McQuaide, on the other hand, completely disagrees with the media’s definition of a first date. “A first date does not have to be a life changing event,” she said, “Something as small as going for a stroll and enjoying conversation can be satisfying enough. It’s not about the fancy dinners or clothes; it’s really just about two people figuring out whether or not this thing could work.” Both Agostino and McQuaide have unique opinions on what should qualify as a first date, but they can both confirm that first dates are an extremely special experience.

Ahh, first dates. A different image may pop into each person’s head when they hear those two small words. For Colby Agostino, it means running back out to the car to get his wallet. For Maddie Rhodes, it means ordering the mac n’ cheese off the kids menu. For Susan Haltmaier, it means dressing to the nines at the New York Opera. As observed, the common stigma behind first dates is the inevitable awkwardness that ensues between two nervous people who are simply trying to get familiar with each other for the first time.

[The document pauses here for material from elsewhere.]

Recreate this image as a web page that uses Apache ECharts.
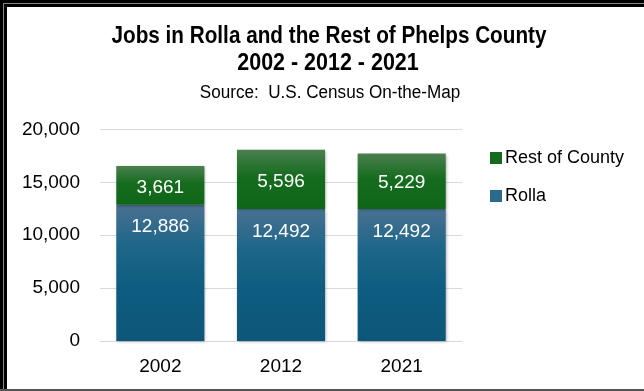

No matter what, however, first dates create lasting memories between two people. They can be either excellent or tragic, but they can almost always generate a good laugh. Whether you’re on a first date like Maddie Rhodes, or observing one like Molly McQuaide, it is clear to see that people tend to act differently (and sometimes clumsily) when their nerves kick into overdrive. That may not be a bad thing though, and as Rhodes puts it: “You really don’t have anything to lose, so you might as well just have fun with it and get as many laughs in as you can.”